The hardest part of the implementation was the topological sort because the parsing and dynamic programming parts were relatively easy. For the sort, I started by rewriting the algorithm to a form that manipulates contiguous arrays of nodes instead of single nodes. This is because it simplifies the content of the call stack that I will represent explicitly.
let topo parent = function
| [] ->
order := parent : order;
visited.(parent) <- true
| x :: xs ->
(* Visit `x`, then finish to visit `parent` *)
if not visited.(x) then topo x edges.(x);
topo parent xsThen I transformed the algorithm using an explicit stack instead of recursive calls:
let stack = ref [(source, edges.(source))]
while not (List.is_empty !stack) do
let (parent, succs) = List.hd !stack in
stack := List.tl !stack in
match succs with
| [] -> begin
order := parent : order;
visited.(parent) <- true
end
| x :: xs -> begin
(* We push `(parent,xs)` first to ensure we finish to explore `x` before `parent` *)
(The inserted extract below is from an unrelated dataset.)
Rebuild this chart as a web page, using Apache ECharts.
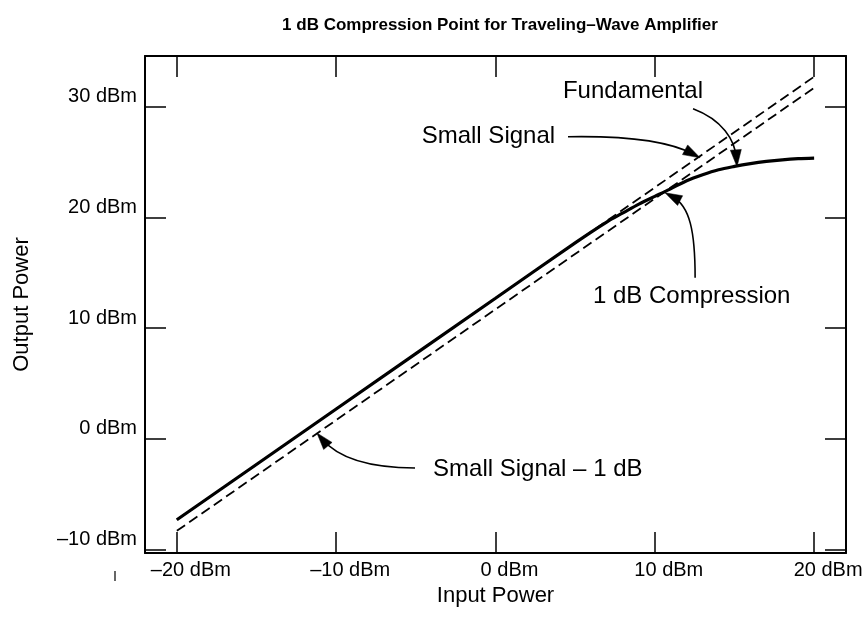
<!DOCTYPE html>
<html><head><meta charset="utf-8">
<script src="https://cdn.jsdelivr.net/npm/echarts@6/dist/echarts.min.js"></script>
<style>html,body{margin:0;padding:0;background:#fff}#c{width:867px;height:632px}</style>
</head><body><div id="c"></div>
<script>
// ---- data (dBm) ----
const inputPower  = [-20, -10, 0, 5, 7, 8, 9, 10, 10.6, 12, 13, 14, 15, 16, 17, 18, 19, 20];
const fundamental = [-7.3, 2.7, 12.7, 17.7, 19.6, 20.4, 21.2, 21.9, 22.3, 23.3, 23.85, 24.3, 24.6, 24.85, 25.05, 25.2, 25.3, 25.35];
const smallSignalX      = [-20, 20];
const smallSignal       = [-7.3, 32.7];
const smallSignalMinus1 = [-8.3, 31.7];
const xTicks = [-20, -10, 0, 10, 20];
const yTicks = [-10, 0, 10, 20, 30];
const unit = ' dBm';

// annotation anchors in data coordinates: text anchor, arrow start, control 1, control 2, tip
const annotations = [
  {text: 'Fundamental', at: [8.63, 31.35], align: 'center',
   arrow: [[12.40, 29.81], [14.22, 28.82], [15.04, 27.01], [15.16, 24.57]]},
  {text: 'Small Signal', at: [3.74, 27.28], align: 'right',
   arrow: [[4.55, 27.28], [8.13, 27.37], [10.96, 26.83], [12.84, 25.38]]},
  {text: '1 dB Compression', at: [6.12, 12.83], align: 'left',
   arrow: [[12.53, 14.54], [12.53, 18.70], [12.21, 21.05], [10.64, 22.22]]},
  {text: 'Small Signal \u2013 1 dB', at: [-3.92, -2.71], align: 'left',
   arrow: [[-5.05, -2.62], [-8.01, -2.62], [-9.89, -1.72], [-11.21, 0.54]]}
];

const FONT = '"Liberation Sans", Arial, Helvetica, sans-serif';
const fmt = v => (v < 0 ? '\u2013' + Math.abs(v) : String(v)) + unit;
const zip = (xs, ys) => xs.map((x, i) => [x, ys[i]]);

const chart = echarts.init(document.getElementById('c'), null, {renderer: 'canvas'});
const axisLine = {show: true, onZero: false, lineStyle: {color: '#000', width: 2}};
const tickStyle = {show: true, inside: true, length: 21, lineStyle: {color: '#000', width: 1.5}};

chart.setOption({
  animation: false,
  backgroundColor: '#fff',
  title: {
    text: '1 dB Compression Point for Traveling\u2013Wave Amplifier',
    left: 495, top: 12, textAlign: 'center',
    textStyle: {fontFamily: FONT, fontWeight: 'bold', fontSize: 17, color: '#000'}
  },
  grid: {left: 145, right: 21, top: 56, bottom: 79, containLabel: false},
  xAxis: [
    {type: 'value', min: -22, max: 22, position: 'bottom',
     name: 'Input Power', nameLocation: 'middle', nameGap: 28,
     nameTextStyle: {fontFamily: FONT, fontSize: 22, color: '#000'},
     axisLine, splitLine: {show: false},
     axisTick: Object.assign({customValues: xTicks}, tickStyle),
     axisLabel: {customValues: xTicks, formatter: fmt, margin: 7, padding: [0, 0, 0, 28],
                 fontFamily: FONT, fontSize: 20, color: '#000'}},
    {type: 'value', min: -22, max: 22, position: 'top',
     axisLine, splitLine: {show: false},
     axisTick: Object.assign({customValues: xTicks}, tickStyle),
     axisLabel: {show: false}}
  ],
  yAxis: [
    {type: 'value', min: -10.3, max: 34.57, position: 'left',
     name: 'Output Power', nameLocation: 'middle', nameGap: 112, nameRotate: 90,
     nameTextStyle: {fontFamily: FONT, fontSize: 22, color: '#000'},
     axisLine, splitLine: {show: false},
     axisTick: Object.assign({customValues: yTicks}, tickStyle),
     axisLabel: {customValues: yTicks, formatter: fmt, margin: 8, verticalAlign: 'bottom',
                 fontFamily: FONT, fontSize: 20, color: '#000'}},
    {type: 'value', min: -10.3, max: 34.57, position: 'right',
     axisLine, splitLine: {show: false},
     axisTick: Object.assign({customValues: yTicks}, tickStyle),
     axisLabel: {show: false}}
  ],
  series: [
    {name: 'Small Signal', type: 'line', data: zip(smallSignalX, smallSignal), symbol: 'none',
     lineStyle: {color: '#000', width: 1.8, type: [10, 5]}},
    {name: 'Small Signal \u2013 1 dB', type: 'line', data: zip(smallSignalX, smallSignalMinus1), symbol: 'none',
     lineStyle: {color: '#000', width: 1.8, type: [10, 5]}},
    {name: 'Fundamental', type: 'line', data: zip(inputPower, fundamental), symbol: 'none',
     smooth: 0.3, lineStyle: {color: '#000', width: 3.2}}
  ]
});

function px(p) { return chart.convertToPixel({xAxisIndex: 0, yAxisIndex: 0}, p); }
const g = [];
annotations.forEach(a => {
  const t = px(a.at);
  g.push({type: 'text', x: t[0], y: t[1],
    style: {text: a.text, fontFamily: FONT, fontSize: 24, fill: '#000',
            align: a.align, verticalAlign: 'middle'}});
  const [s, c1, c2, tip] = a.arrow.map(px);
  const dx = tip[0] - c2[0], dy = tip[1] - c2[1];
  const L = Math.hypot(dx, dy), ux = dx / L, uy = dy / L;
  const hl = 17, hw = 5.5;
  const bx = tip[0] - ux * hl, by = tip[1] - uy * hl;
  g.push({type: 'bezierCurve',
    shape: {x1: s[0], y1: s[1], cpx1: c1[0], cpy1: c1[1], cpx2: c2[0], cpy2: c2[1],
            x2: tip[0] - ux * 8, y2: tip[1] - uy * 8},
    style: {stroke: '#000', lineWidth: 1.6, fill: null}});
  g.push({type: 'polygon',
    shape: {points: [tip, [bx - uy * hw, by + ux * hw], [bx + uy * hw, by - ux * hw]]},
    style: {fill: '#000', stroke: '#000', lineWidth: 0.5}});
});
// stray mark below the y axis labels
g.push({type: 'line', shape: {x1: 115, y1: 571, x2: 115, y2: 581}, style: {stroke: '#000', lineWidth: 1.2}});
chart.setOption({graphic: g});
</script>
</body></html>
stack := (parent, xs) :: stack;
if not visited.(x) then stack := (x, edges.(x)) :: stack
end
doneIt is therefore now relatively straightforward to transform this algorithm into Bluespec using the DSL for state machines.
seq
// Read the set of edges of the source node
nodes.put(False, source, ?);
// Initialize the stack with the source node, it's first successor, and it's number of successors
stack.push(tuple3(source, nodes.read.index, nodes.read.length));
while (!stack.empty) seq
// Read the first element of the stack
action
match {.p, .i, .l} = stack.top;
edges.put(False, i, ?);
parent <= p;
length <= l;
index <= i;
stack.pop;
endaction
if (length > 0) seq
action
// Push parent to the stack first
stack.push(tuple3(parent, index+1, length-1));
// Read if we already visited `edges.read` (`x` in the ocaml algorithm)
visited.put(False, edges.read, ?);
nodes.put(False, edges.read, ?);
endaction
if (!visited.read) stack.push(tuple3(edges.read, nodes.read.index, nodes.read.length));
endseq else action
// Mark `parent` as visited and add it to the output list
order.put(True, order_length, parent);
order_length <= order_length + 1;
visited.put(True, parent, True);
endaction
endseq
endseqFor all the problems, I compared the performance of my solution with an implementation in Zig
(Zig-0.12) running on my own out-of-order RISC-V CPU that I made a year ago named DOoOM (for DOoOM
Out-of-Order Machine, and yes, it can run DOOM). Doing so, it is possible to see the improvement of
an hardware implementation in Bluespec against a more standard implementation in a compiled
programming language. All the programs where compiled with -Doptimize=ReleaseFast.
For the day 9, I also compared with 3DRiscV, a Soc that I made this year. It contains an in-order
RISC-V CPU and a RISC-V GPGPU connected together using a cache coherent interconnect. The GPGPU use
16 warps of 4 threads (so it can execute up to four instructions per cycle), the shaders are
compiled using my own optimizing compiler, which allows me to efficiently manage thread
reconvergence. For this example, the code running on the CPU is implemented in C with gcc -O2.
Unfortunately, the performance difference with DOoOM is not very impressive, even though using the
GPGPU greatly increases performance compared to the in-order CPU alone (186M cycles, versus 290M).
| Bluespec cycles | DOoOM cycles | 3DRiscV cycles | Imrovement | |
|---|---|---|---|---|
| Day 1 (part 1) | 35.9K | 1.15M | N/A | 32x |
| Day 9 (part 1&2) | 6.41M | 208M | 186M | 32x/29x |
| Day 10 (part 1) | 37.1K | 13.5M | N/A | 364x |
| Day 10 (part 1&2) | 12.4M | 421M | N/A | 34x |
| Day 11 (part 1) | 47.9K | 2.84M | N/A | 59.3x |
These tests are cycle-accurate except for the UART, which responds in one cycle. Indeed, if the UART were simulated with cycle accuracy, then most of the time would be spent waiting for it. So I disabled it to get results that were representative of the time spent doing calculations. All those tests where performed using my personal puzzle input.
Even though my CPU isn't as optimized as industrial CPUs (with superscalar execution, SIMD, etc.), the performance difference is still very impressive.